The employee concerned with acquiring shares must receive advice from an independent adviser on the terms and effect of the employee shareholder agreement. The employer company will be required to meet reasonable costs for the advice to employee, whether the individual accepts the employee shareholder position or not, but this will not be treated as giving rise to a taxable benefit to the employee (see below for corporation tax relief).
There are tax incentives for the employee in respect of the shares which are detailed as follows:
- Income tax and National Insurance is not usually chargeable on the first £2,000 of share value received by an employee shareholder. As long as they meet certain conditions then employee shareholders are treated as if they have paid £2,000 worth for their employee shares. This means if an employee shareholder receives £2,000 worth of shares under the agreement no tax or NI is chargeable at the time of the award.
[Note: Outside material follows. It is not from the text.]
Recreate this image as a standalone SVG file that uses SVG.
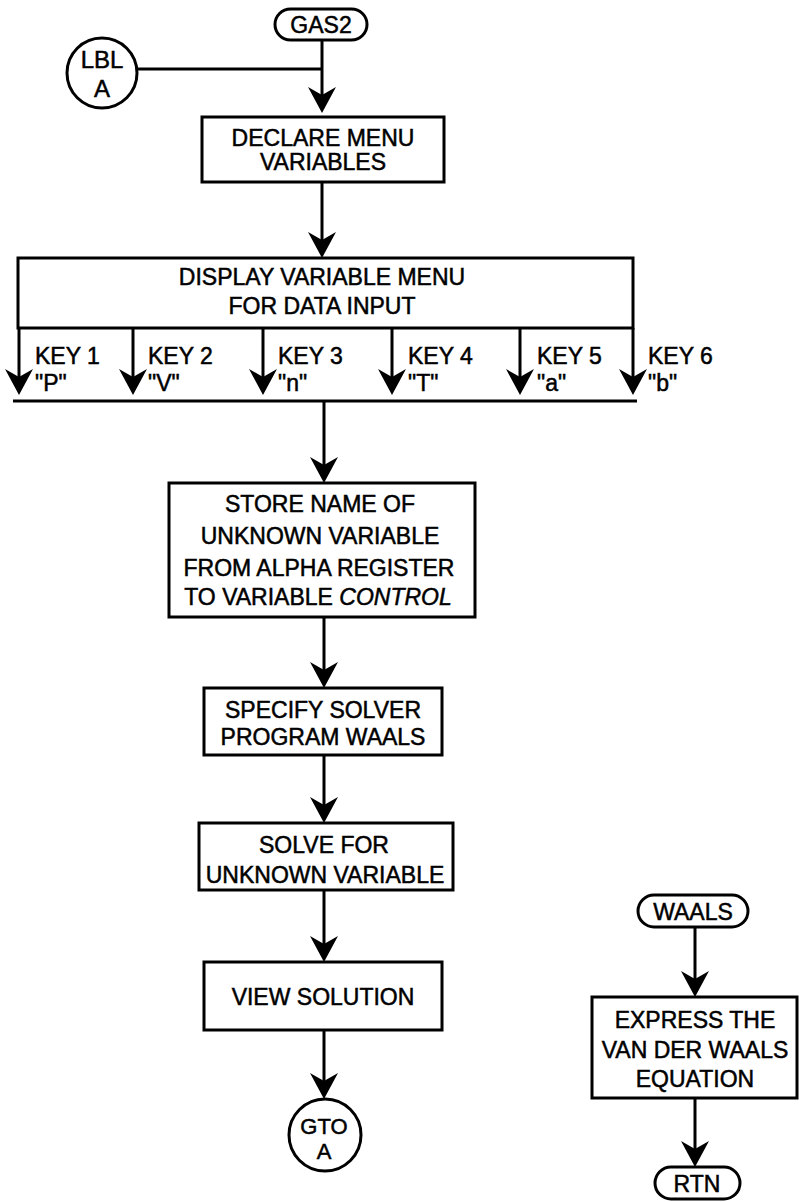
<svg xmlns="http://www.w3.org/2000/svg" width="799" height="1202" viewBox="0 0 799 1202">
<style>
.box{fill:#fff;stroke:#000;stroke-width:3}
.ln{fill:none;stroke:#000;stroke-width:3}
.arr{fill:none;stroke:#000;stroke-width:3;marker-end:url(#ah)}
text{font-family:"Liberation Sans",Arial,Helvetica,sans-serif;font-size:23px;fill:#000;stroke:#000;stroke-width:0.5;text-anchor:middle}
.l{text-anchor:start}
.c{font-size:24px}
.g{font-size:22px}
</style>
<defs>
<marker id="ah" markerUnits="userSpaceOnUse" markerWidth="30" markerHeight="30" viewBox="0 0 30 30" refX="20" refY="15" orient="auto">
<path d="M28,15 L2,1 L10,15 L2,29 Z" fill="#000"/>
</marker>
</defs>
<rect width="799" height="1202" fill="#fff"/>
<g id="connectors">
<path class="ln" d="M137,69 H322"/>
<path class="arr" d="M322,40 V105"/>
<path class="arr" d="M322,182 V250"/>
<path class="arr" d="M19,328 V387"/>
<path class="arr" d="M133,328 V387"/>
<path class="arr" d="M263,328 V387"/>
<path class="arr" d="M392,328 V387"/>
<path class="arr" d="M520,328 V387"/>
<path class="arr" d="M633,328 V387"/>
<path class="ln" d="M13,401 H637"/>
<path class="arr" d="M324,401 V475"/>
<path class="arr" d="M324,617 V680"/>
<path class="arr" d="M324,755 V815"/>
<path class="arr" d="M324,890 V954"/>
<path class="arr" d="M324,1030 V1091"/>
<path class="arr" d="M695,927 V989"/>
<path class="arr" d="M695,1098 V1159"/>
</g>
<g id="gas2">
<rect class="box" x="275" y="9" width="92" height="31" rx="15.5"/>
<text x="321" y="33">GAS2</text>
</g>
<g id="lbl-a">
<circle class="box" cx="102" cy="73" r="35"/>
<text class="c" x="102" y="68">LBL</text>
<text class="c" x="102" y="97">A</text>
</g>
<g id="declare">
<rect class="box" x="202" y="117" width="242" height="65"/>
<text x="323" y="146">DECLARE MENU</text>
<text x="323" y="170">VARIABLES</text>
</g>
<g id="display">
<rect class="box" x="18" y="258" width="615" height="70"/>
<text x="322" y="285">DISPLAY VARIABLE MENU</text>
<text x="322" y="314">FOR DATA INPUT</text>
</g>
<g id="keys">
<text class="l" x="35" y="364">KEY 1</text>
<text class="l" x="35" y="391">"P"</text>
<text class="l" x="148" y="364">KEY 2</text>
<text class="l" x="148" y="391">"V"</text>
<text class="l" x="278" y="364">KEY 3</text>
<text class="l" x="278" y="391">"n"</text>
<text class="l" x="408" y="364">KEY 4</text>
<text class="l" x="408" y="391">"T"</text>
<text class="l" x="537" y="364">KEY 5</text>
<text class="l" x="537" y="391">"a"</text>
<text class="l" x="648" y="364">KEY 6</text>
<text class="l" x="648" y="391">"b"</text>
</g>
<g id="store">
<rect class="box" x="169" y="483" width="306" height="134"/>
<text x="320" y="512">STORE NAME OF</text>
<text x="320" y="544">UNKNOWN VARIABLE</text>
<text x="319" y="576">FROM ALPHA REGISTER</text>
<text x="318" y="605">TO VARIABLE <tspan font-style="italic">CONTROL</tspan></text>
</g>
<g id="specify">
<rect class="box" x="204" y="688" width="238" height="67"/>
<text x="323" y="718">SPECIFY SOLVER</text>
<text x="323" y="745">PROGRAM WAALS</text>
</g>
<g id="solve">
<rect class="box" x="199" y="823" width="254" height="67"/>
<text x="324" y="853">SOLVE FOR</text>
<text x="325" y="883">UNKNOWN VARIABLE</text>
</g>
<g id="view">
<rect class="box" x="204" y="962" width="238" height="68"/>
<text x="323" y="1005">VIEW SOLUTION</text>
</g>
<g id="gto-a">
<circle class="box" cx="325" cy="1135" r="36"/>
<text class="g" x="324" y="1134">GTO</text>
<text class="g" x="324" y="1159">A</text>
</g>
<g id="waals">
<rect class="box" x="638" y="895" width="110" height="32" rx="16"/>
<text x="693" y="920">WAALS</text>
</g>
<g id="express">
<rect class="box" x="592" y="997" width="205" height="101"/>
<text x="695" y="1028">EXPRESS THE</text>
<text x="695" y="1058">VAN DER WAALS</text>
<text x="695" y="1087">EQUATION</text>
</g>
<g id="rtn">
<rect class="box" x="655" y="1167" width="85" height="32" rx="16"/>
<text x="697" y="1192">RTN</text>
</g>
</svg>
If the award is worth more than £2,000 then tax (and NIC if applicable) is only chargeable on the value received in excess of £2,000. It will be dependent on the type of shares issued.
- There will usually be a capital gains exemption for gains on the disposal of up to £50,000 worth of shares received by the employee shareholder on shares that have met the criteria for the above tax relief.
These special tax rules for income tax only apply to the initial shares received when an individual becomes an employee shareholder. Shares issued later will be taxed in the normal way.
Where the employee shareholder or anyone connected to them have a ‘material interest’ in the company because they hold 25 % or more in the company then the special tax rules for income tax and capital gains tax will not apply and the employee shareholder shares are taxed in the normal way.
The employee will lose some employment rights such as some unfair dismissal rights, statutory redundancy pay but will retain rights such as statutory sick pay, maternity pay, paid annual leave etc – for full details see Gov UK - employee shareholders .
Employers who award employee shareholder status may obtain agreement of a proposed share valuation with HMRC.
The Employer may also be able to claim deductions for corporation tax relief on:
- the acquisition of shares by employee shareholders (subject to the normal qualifying rules).
- where a company meets the costs of advice provided to an individual considering an employee shareholder offer (providing these costs are incurred by the company wholly and exclusively for the purposes of its trade)
Further details on the above corporation tax relief can be found at HMRC - Employee shareholder
Employers will need to provide details of employee shareholder shares awarded on HMRC Form 42 (Employment-related securities) at the end of relevant tax year.